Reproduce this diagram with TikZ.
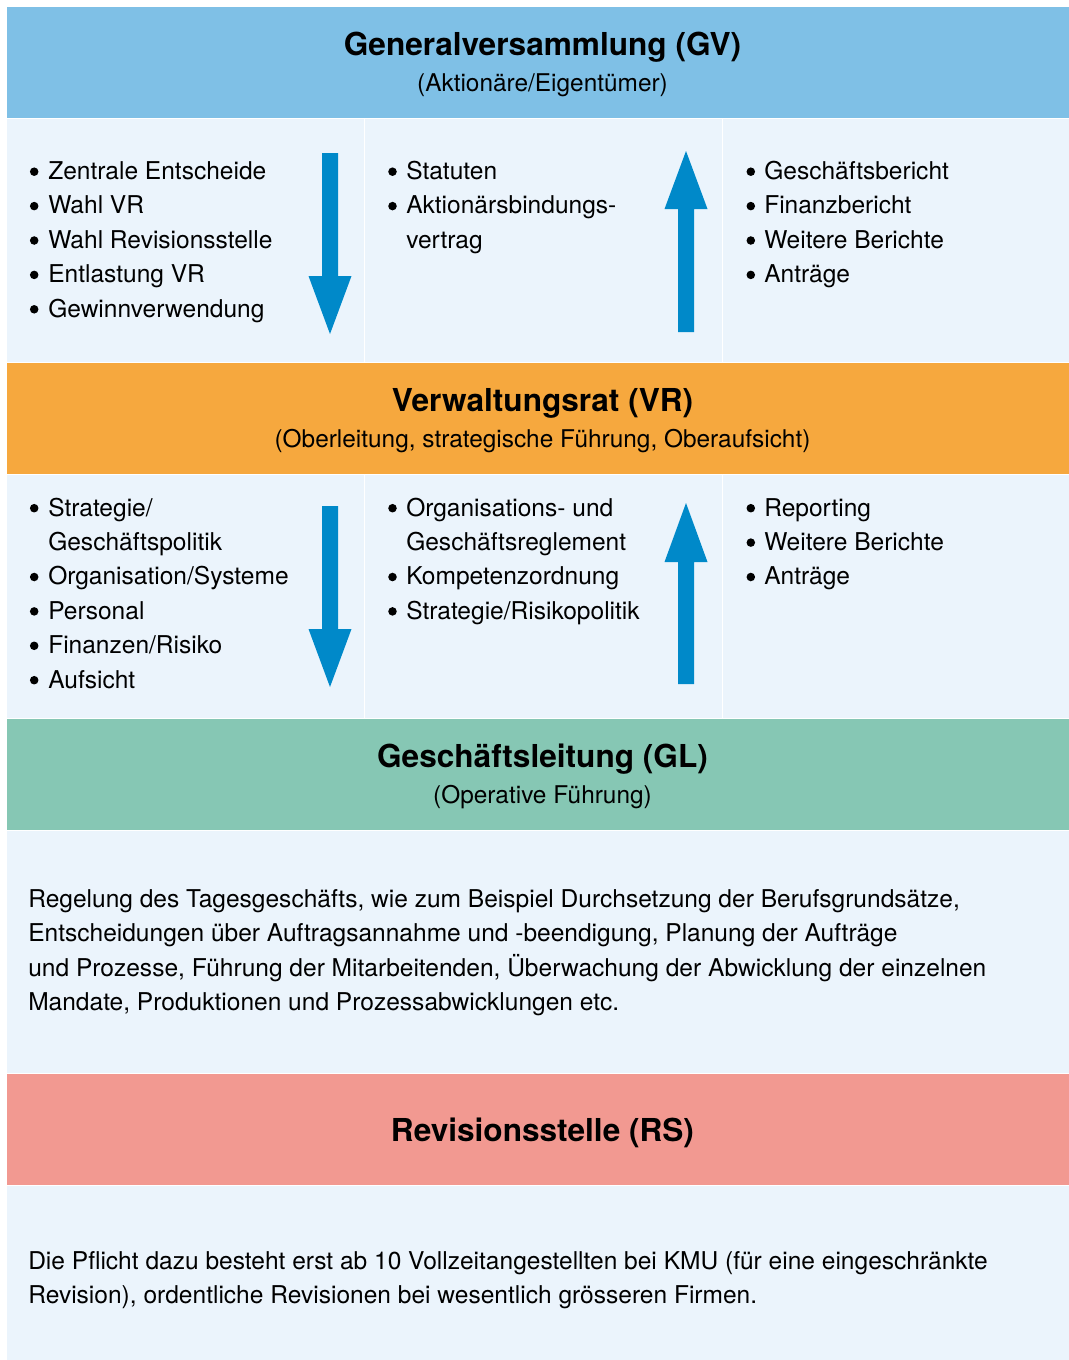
\documentclass[tikz,border=0pt]{standalone}
\usepackage{fontspec}
\setmainfont{TeX Gyre Heros}
\usepackage{tikz}

\definecolor{gvblue}{HTML}{7FC0E6}
\definecolor{vrorange}{HTML}{F6A83E}
\definecolor{glgreen}{HTML}{86C7B4}
\definecolor{rsred}{HTML}{F29991}
\definecolor{cellbg}{HTML}{EBF4FC}
\definecolor{arrowblue}{HTML}{0089C9}

\tikzset{
  band/.style={draw=white, line width=0.75pt},
  cell/.style={fill=cellbg, draw=white, line width=0.75pt},
  title/.style={font=\fontsize{23.7}{28}\selectfont\bfseries, inner sep=0pt, anchor=base},
  subtitle/.style={font=\fontsize{18.3}{25.8}\selectfont, inner sep=0pt, anchor=base},
  lst/.style={font=\fontsize{18.4}{25.8}\selectfont, inner sep=0pt, anchor=base west},
  dot/.style={fill=black},
  bigarrow/.style={fill=arrowblue},
}

\begin{document}
\begin{tikzpicture}[x=0.75pt, y=-0.75pt]

\clip (0,0) rectangle (1069,1360);
\fill[white] (0,0) rectangle (1069,1360);

%% bands and cells
\filldraw[band, fill=gvblue] (6,6) rectangle (1080,118);      %% GV
\filldraw[cell] (6,118) rectangle (364,362);
\filldraw[cell] (364,118) rectangle (722,362);
\filldraw[cell] (722,118) rectangle (1080,362);
\filldraw[band, fill=vrorange] (6,362) rectangle (1080,474);  %% VR
\filldraw[cell] (6,474) rectangle (364,718);
\filldraw[cell] (364,474) rectangle (722,718);
\filldraw[cell] (722,474) rectangle (1080,718);
\filldraw[band, fill=glgreen] (6,718) rectangle (1080,830);   %% GL
\filldraw[cell] (6,830) rectangle (1080,1073);
\filldraw[band, fill=rsred] (6,1073) rectangle (1080,1185);   %% RS
\filldraw[cell] (6,1185) rectangle (1080,1370);

%% headings
\node[title] (gvtitle) at (542.5,55) {Generalversammlung (GV)};
\node[subtitle] (gvsub) at (542.5,91.7) {(Aktionäre/Eigentümer)};
\node[title] (vrtitle) at (542.5,411) {Verwaltungsrat (VR)};
\node[subtitle] (vrsub) at (542.5,447.7) {(Oberleitung, strategische Führung, Oberaufsicht)};
\node[title] (gltitle) at (542.5,767) {Geschäftsleitung (GL)};
\node[subtitle] (glsub) at (542.5,803.7) {(Operative Führung)};
\node[title] (rstitle) at (542.5,1141) {Revisionsstelle (RS)};

%% lists between GV and VR
\node[lst] (gvleft) at (48,179.5) {\begin{tabular}[t]{@{}l@{}}
  Zentrale Entscheide\\
  Wahl VR\\
  Wahl Revisionsstelle\\
  Entlastung VR\\
  Gewinnverwendung
\end{tabular}};
\node[lst] (gvmid) at (406,179.5) {\begin{tabular}[t]{@{}l@{}}
  Statuten\\
  Aktionärsbindungs-\\
  vertrag
\end{tabular}};
\node[lst] (gvright) at (764,179.5) {\begin{tabular}[t]{@{}l@{}}
  Geschäftsbericht\\
  Finanzbericht\\
  Weitere Berichte\\
  Anträge
\end{tabular}};

%% lists between VR and GL
\node[lst] (vrleft) at (48,516) {\begin{tabular}[t]{@{}l@{}}
  Strategie/\\
  Geschäftspolitik\\
  Organisation/Systeme\\
  Personal\\
  Finanzen/Risiko\\
  Aufsicht
\end{tabular}};
\node[lst] (vrmid) at (406,516) {\begin{tabular}[t]{@{}l@{}}
  Organisations- und\\
  Geschäftsreglement\\
  Kompetenzordnung\\
  Strategie/Risikopolitik
\end{tabular}};
\node[lst] (vrright) at (764,516) {\begin{tabular}[t]{@{}l@{}}
  Reporting\\
  Weitere Berichte\\
  Anträge
\end{tabular}};

%% bullets
\fill[dot] (34.2,171.7) circle (3.2pt);   %% Zentrale Entscheide
\fill[dot] (34.2,206.1) circle (3.2pt);   %% Wahl VR
\fill[dot] (34.2,240.5) circle (3.2pt);   %% Wahl Revisionsstelle
\fill[dot] (34.2,274.9) circle (3.2pt);   %% Entlastung VR
\fill[dot] (34.2,309.3) circle (3.2pt);   %% Gewinnverwendung
\fill[dot] (392.5,171.7) circle (3.2pt);  %% Statuten
\fill[dot] (392.5,206.1) circle (3.2pt);  %% Aktionaersbindungsvertrag
\fill[dot] (750.8,171.7) circle (3.2pt);  %% Geschaeftsbericht
\fill[dot] (750.8,206.1) circle (3.2pt);  %% Finanzbericht
\fill[dot] (750.8,240.5) circle (3.2pt);  %% Weitere Berichte
\fill[dot] (750.8,274.9) circle (3.2pt);  %% Antraege
\fill[dot] (34.2,508.2) circle (3.2pt);   %% Strategie
\fill[dot] (34.2,577.0) circle (3.2pt);   %% Organisation/Systeme
\fill[dot] (34.2,611.4) circle (3.2pt);   %% Personal
\fill[dot] (34.2,645.8) circle (3.2pt);   %% Finanzen/Risiko
\fill[dot] (34.2,680.2) circle (3.2pt);   %% Aufsicht
\fill[dot] (392.5,508.2) circle (3.2pt);  %% Organisations- und ...
\fill[dot] (392.5,577.0) circle (3.2pt);  %% Kompetenzordnung
\fill[dot] (392.5,611.4) circle (3.2pt);  %% Strategie/Risikopolitik
\fill[dot] (750.8,508.2) circle (3.2pt);  %% Reporting
\fill[dot] (750.8,542.6) circle (3.2pt);  %% Weitere Berichte
\fill[dot] (750.8,577.0) circle (3.2pt);  %% Antraege

%% text blocks
\node[lst] (gltext) at (28,907.5) {\begin{tabular}[t]{@{}l@{}}
  Regelung des Tagesgeschäfts, wie zum Beispiel Durchsetzung der Berufsgrundsätze,\\
  Entscheidungen über Auftragsannahme und -beendigung, Planung der Aufträge\\
  und Prozesse, Führung der Mitarbeitenden, Überwachung der Abwicklung der einzelnen\\
  Mandate, Produktionen und Prozessabwicklungen etc.
\end{tabular}};
\node[lst] (rstext) at (28,1269) {\begin{tabular}[t]{@{}l@{}}
  Die Pflicht dazu besteht erst ab 10 Vollzeitangestellten bei KMU (für eine eingeschränkte\\
  Revision), ordentliche Revisionen bei wesentlich grösseren Firmen.
\end{tabular}};

%% arrows
\fill[bigarrow] (322,153) -- (338,153) -- (338,276) -- (351.5,276) -- (330,334)
  -- (308.5,276) -- (322,276) -- cycle;                        %% GV -> VR
\fill[bigarrow] (678,332) -- (694,332) -- (694,209) -- (707.5,209) -- (686,151)
  -- (664.5,209) -- (678,209) -- cycle;                        %% VR -> GV
\fill[bigarrow] (322,506) -- (338,506) -- (338,629) -- (351.5,629) -- (330,687)
  -- (308.5,629) -- (322,629) -- cycle;                        %% VR -> GL
\fill[bigarrow] (678,684) -- (694,684) -- (694,562) -- (707.5,562) -- (686,503)
  -- (664.5,562) -- (678,562) -- cycle;                        %% GL -> VR

\end{tikzpicture}
\end{document}
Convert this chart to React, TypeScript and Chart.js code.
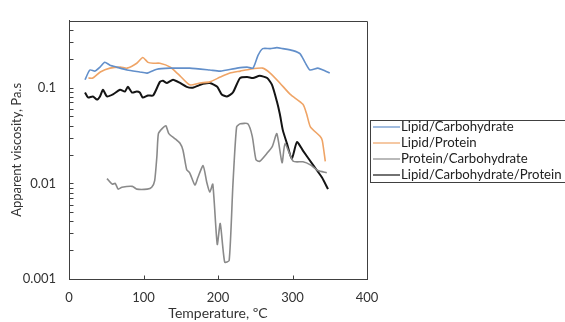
import { useEffect, useRef } from "react";
import { Chart, registerables } from "chart.js";

Chart.register(...registerables);

const seriesNames = [
  "Lipid/Carbohydrate",
  "Lipid/Protein",
  "Protein/Carbohydrate",
  "Lipid/Carbohydrate/Protein",
];
const seriesColors = ["#628fca", "#efa466", "#8a8a8a", "#141414"];
const seriesWidths = [1.6, 1.6, 1.6, 2];

const lcTemp = [21.5, 28, 35, 41.6, 48, 55, 64, 78, 95, 105, 118, 135.6, 149, 162, 189, 203, 225.5, 239, 247, 253.7, 260, 270, 279, 287, 300.7, 310, 316.8, 323.5, 334, 341, 350];
const lcVisc = [0.121, 0.153, 0.149, 0.164, 0.184, 0.172, 0.164, 0.153, 0.146, 0.142, 0.156, 0.16, 0.16, 0.16, 0.153, 0.149, 0.16, 0.164, 0.16, 0.217, 0.256, 0.256, 0.262, 0.256, 0.244, 0.227, 0.184, 0.153, 0.16, 0.153, 0.142];

const lpTemp = [26, 32, 42, 55, 69, 78, 91, 99, 106, 113, 122, 136, 145, 149, 162, 176, 189, 203, 216, 230, 243, 260, 270, 283, 297, 314, 319, 324, 337, 340, 344];
const lpVisc = [0.126, 0.126, 0.146, 0.16, 0.164, 0.16, 0.18, 0.207, 0.184, 0.18, 0.18, 0.164, 0.142, 0.133, 0.107, 0.112, 0.115, 0.129, 0.142, 0.149, 0.156, 0.16, 0.142, 0.112, 0.085, 0.067, 0.053, 0.039, 0.031, 0.028, 0.017];

const pcTemp = [51, 58, 62, 66, 71, 85, 91, 105, 111, 115, 118, 120, 125, 130, 134, 142, 149, 153, 158, 162, 169, 173, 180, 185, 189, 193, 199, 203, 209, 215, 220, 225, 230, 240, 246, 251, 256, 266, 273, 279, 286, 290, 301, 314, 324, 334, 346];
const pcVisc = [0.0112, 0.0098, 0.01, 0.0087, 0.0091, 0.0093, 0.0087, 0.0087, 0.0091, 0.0107, 0.0193, 0.0331, 0.0373, 0.04, 0.0331, 0.0294, 0.0262, 0.0222, 0.0139, 0.0129, 0.0096, 0.0115, 0.0153, 0.0102, 0.0081, 0.0098, 0.0023, 0.0038, 0.0015, 0.00156, 0.0096, 0.039, 0.0419, 0.0419, 0.031, 0.0176, 0.017, 0.0207, 0.0244, 0.0331, 0.0164, 0.026, 0.017, 0.0168, 0.0156, 0.0136, 0.0129];

const lcpTemp = [21.5, 25.5, 32, 37.6, 41.6, 45.6, 51, 59, 68.5, 75, 79, 84.6, 91, 95, 99, 106, 113, 122, 126, 131.5, 139.6, 149, 158, 166, 176, 180, 189, 199, 205, 212, 220, 229.5, 239, 247, 256, 266, 272.5, 279, 283, 287, 292.6, 299, 306, 314, 327.5, 339.6, 347.6];
const lcpVisc = [0.089, 0.079, 0.081, 0.075, 0.081, 0.095, 0.081, 0.085, 0.095, 0.091, 0.102, 0.089, 0.091, 0.089, 0.079, 0.083, 0.083, 0.115, 0.118, 0.112, 0.121, 0.112, 0.102, 0.1, 0.107, 0.11, 0.112, 0.102, 0.085, 0.081, 0.089, 0.126, 0.129, 0.126, 0.133, 0.126, 0.107, 0.072, 0.053, 0.036, 0.026, 0.018, 0.027, 0.022, 0.0156, 0.0115, 0.0087];

const xTickValues = [0, 100, 200, 300, 400];
const yLabelValues = [0.001, 0.01, 0.1];
const yMin = 0.001;
const yMax = 0.5;

const FONT = "Lato";
const TEXT = "#333333";
const AXIS = "#404040";

export default function App() {
  const ref = useRef<HTMLCanvasElement>(null);

  useEffect(() => {
    document.body.style.margin = "0";
    const toPts = (t: number[], v: number[]) => t.map((x, i) => ({ x, y: v[i] }));
    const temps = [lcTemp, lpTemp, pcTemp, lcpTemp];
    const viscs = [lcVisc, lpVisc, pcVisc, lcpVisc];

    const yTickList: number[] = [];
    for (let d = yMin; d < yMax * 1.01; d *= 10) {
      for (let k = 1; k <= 9; k++) {
        const v = Number((d * k).toPrecision(3));
        if (v <= yMax + 1e-12) yTickList.push(v);
      }
    }

    const framePlugin = {
      id: "frame",
      afterDraw(chart: any) {
        const { ctx, chartArea } = chart;
        const xs = chart.scales.x;
        const ys = chart.scales.y;
        ctx.save();
        ctx.strokeStyle = AXIS;
        ctx.lineWidth = 1;
        ctx.beginPath();
        const L = Math.round(chartArea.left) + 0.5;
        const R = Math.round(chartArea.right) + 0.5;
        const T = Math.round(chartArea.top) + 0.5;
        const B = Math.round(chartArea.bottom) + 0.5;
        ctx.moveTo(L, T);
        ctx.lineTo(R, T);
        ctx.lineTo(R, B);
        ctx.lineTo(L, B);
        ctx.closePath();
        for (const v of xTickValues) {
          const px = Math.round(xs.getPixelForValue(v)) + 0.5;
          if (px <= L + 1 || px >= R - 1) continue;
          ctx.moveTo(px, B);
          ctx.lineTo(px, B - 4);
        }
        for (const v of yTickList) {
          const py = Math.round(ys.getPixelForValue(v)) + 0.5;
          if (py <= T + 1 || py >= B - 1) continue;
          ctx.moveTo(L, py);
          ctx.lineTo(L + 4, py);
        }
        ctx.stroke();
        ctx.restore();
      },
    };

    const legendPlugin = {
      id: "boxLegend",
      afterDraw(chart: any) {
        const { ctx } = chart;
        const x0 = 370.5;
        const y0 = 120.5;
        const w = 200;
        const h = 62;
        ctx.save();
        ctx.fillStyle = "#ffffff";
        ctx.fillRect(x0, y0, w, h);
        ctx.strokeStyle = AXIS;
        ctx.lineWidth = 1;
        ctx.strokeRect(x0, y0, w, h);
        ctx.font = `13.2px ${FONT}`;
        ctx.textBaseline = "middle";
        ctx.textAlign = "left";
        chart.data.datasets.forEach((ds: any, i: number) => {
          const cy = 127 + i * 16;
          ctx.strokeStyle = ds.borderColor;
          ctx.lineWidth = 1.2;
          ctx.beginPath();
          ctx.moveTo(373, cy);
          ctx.lineTo(400, cy);
          ctx.stroke();
          ctx.fillStyle = "#222";
          ctx.fillText(ds.label, 401, cy);
        });
        ctx.restore();
      },
    };

    const chart = new Chart(ref.current!, {
      type: "line",
      data: {
        datasets: seriesNames.map((name, i) => ({
          label: name,
          data: toPts(temps[i], viscs[i]),
          borderColor: seriesColors[i],
          backgroundColor: seriesColors[i],
          borderWidth: seriesWidths[i],
          pointRadius: 0,
          tension: 0.2,
          fill: false,
        })),
      },
      options: {
        responsive: false,
        animation: false,
        devicePixelRatio: 1,
        layout: { padding: { left: 0, top: 14, right: 198, bottom: 0 } },
        plugins: {
          legend: { display: false },
          tooltip: { enabled: false },
        },
        scales: {
          x: {
            type: "linear",
            min: 0,
            max: 400,
            afterBuildTicks: (s: any) => {
              s.ticks = xTickValues.map((v) => ({ value: v }));
            },
            afterFit: (s: any) => {
              s.height = 43;
            },
            ticks: {
              padding: 11,
              color: TEXT,
              font: { family: FONT, size: 13 },
              autoSkip: false,
              maxRotation: 0,
            },
            grid: { drawOnChartArea: false, drawTicks: false },
            border: { display: true, color: AXIS, width: 1 },
            title: {
              display: true,
              text: "Temperature, ºC",
              color: TEXT,
              font: { family: FONT, size: 14 },
              padding: { top: 0, bottom: 0 },
            },
          },
          y: {
            type: "logarithmic",
            min: yMin,
            max: yMax,
            afterBuildTicks: (s: any) => {
              s.ticks = yTickList.map((v) => ({ value: v }));
            },
            afterFit: (s: any) => {
              s.width = 69;
            },
            ticks: {
              padding: 13,
              color: TEXT,
              font: { family: FONT, size: 13 },
              autoSkip: false,
              callback: (value: any) => {
                const v = Number(value);
                const hit = yLabelValues.find((l) => Math.abs(l - v) / l < 1e-6);
                return hit !== undefined ? String(hit) : "";
              },
            },
            grid: { drawOnChartArea: false, drawTicks: false },
            border: { display: true, color: AXIS, width: 1 },
            title: {
              display: true,
              text: "Apparent viscosity, Pa.s",
              color: TEXT,
              font: { family: FONT, size: 13 },
              padding: { top: 9, bottom: 0 },
            },
          },
        },
      },
      plugins: [framePlugin, legendPlugin],
    });
    return () => chart.destroy();
  }, []);

  return (
    <div style={{ width: 565, height: 322 }}>
      <canvas ref={ref} width={565} height={322} style={{ display: "block" }} />
    </div>
  );
}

· · ·

- _What the task requires_
Your copy should hold only the lines from the one containing "Convert this chart" through the one containing "Chart.register(...registerables);", word for word, with no pictures.

- _Output below_
Convert this chart to React, TypeScript and Chart.js code.
import { useEffect, useRef } from "react";
import { Chart, registerables } from "chart.js";

Chart.register(...registerables);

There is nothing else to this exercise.